Starting with basic left stick movement we rebuilt running from the ground up to create more control, while also improving the visuals. We gave animators control over posing characters in their leans, which made for very believable procedural leaning while running. We made turning feel exactly how we wanted it to for both running and sprinting. We then added the left stick fast cuts. If you ease off the L-Stick you can plant your feet and then quickly burst to the sides in cut moves which can be interrupted at any time; this gives you the ability to shoulder shake your opponents and cut hard with the left stick only, or break an inside run to the outside with an explosive left stick push off (and it feels like "plant... and cut"). Again this is all based on player ratings too so you will not really have any success trying to shoulder-shake DB's or cut hard against the grain with a big bruising FB.
To really give the ultimate control for the elite players, we implemented the ability to interrupt our R-Stick skill moves, so you can juke to spin to back juke to avoid a defender. Be careful though, the more you do in a row the higher your chances of slipping and losing your balance (especially if you are using a less agile ball carrier...and weather magnifies this as well).
We also added directional diving - so if you are not sprinting you will reach for first down with dive. We also gave you the ability to spin by spinning the right stick from the bottom to the sides, something that makes combo-ing spins far more fluid in terms of right-stick control (but you can still use B/Circle if you like).
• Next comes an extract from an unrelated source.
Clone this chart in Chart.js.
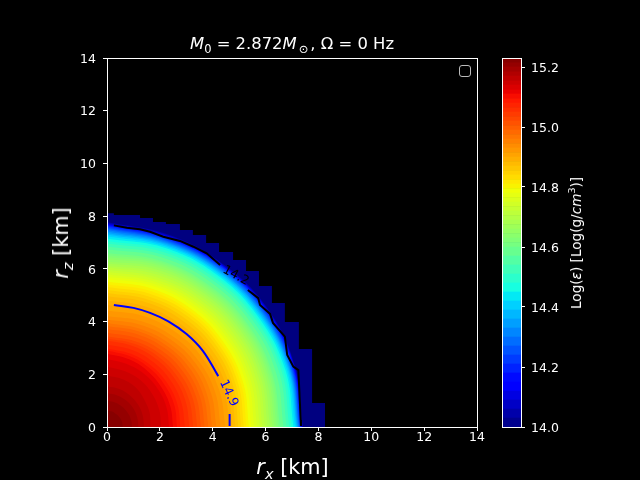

Check out this run below: I used this same LT run in the tackles video, but I wanted to show you another camera on it. I read on a post that the initial breakdown was my player being "pulled into a tackle" ...when that actually wasn't the case. In this run I put together a left stick shoulder shake with a juke left and faked out the first defender (no 2 player move played here at all), trucked out of a tackle, then stiff armed a tackle, and then tried to spin out of that last tackle (but didn't make it, the stat matchup or my timing on the spin put a stop to the run, but it did feel like I tried and got stopped). Note this is the lowest skill level too, I wanted to break a few tackles in a row to show off the fluidity of the new tackle engine. LT is very dangerous but you won't see him breaking 3 tackles every play (and even when I did bust through half the Bengals D, I think I got about 2 yards in this run..haha, we have put a lot of effort into balancing the new ballcarrier and the new tackle engine, both look and feel far better, both have more depth, but they are balanced well against each other).
So in summary, the overhaul results in (number one) the most realistic running game to date, but secondly the most fun running game with the most user control (with a lot more depth in deciding how you run the ball).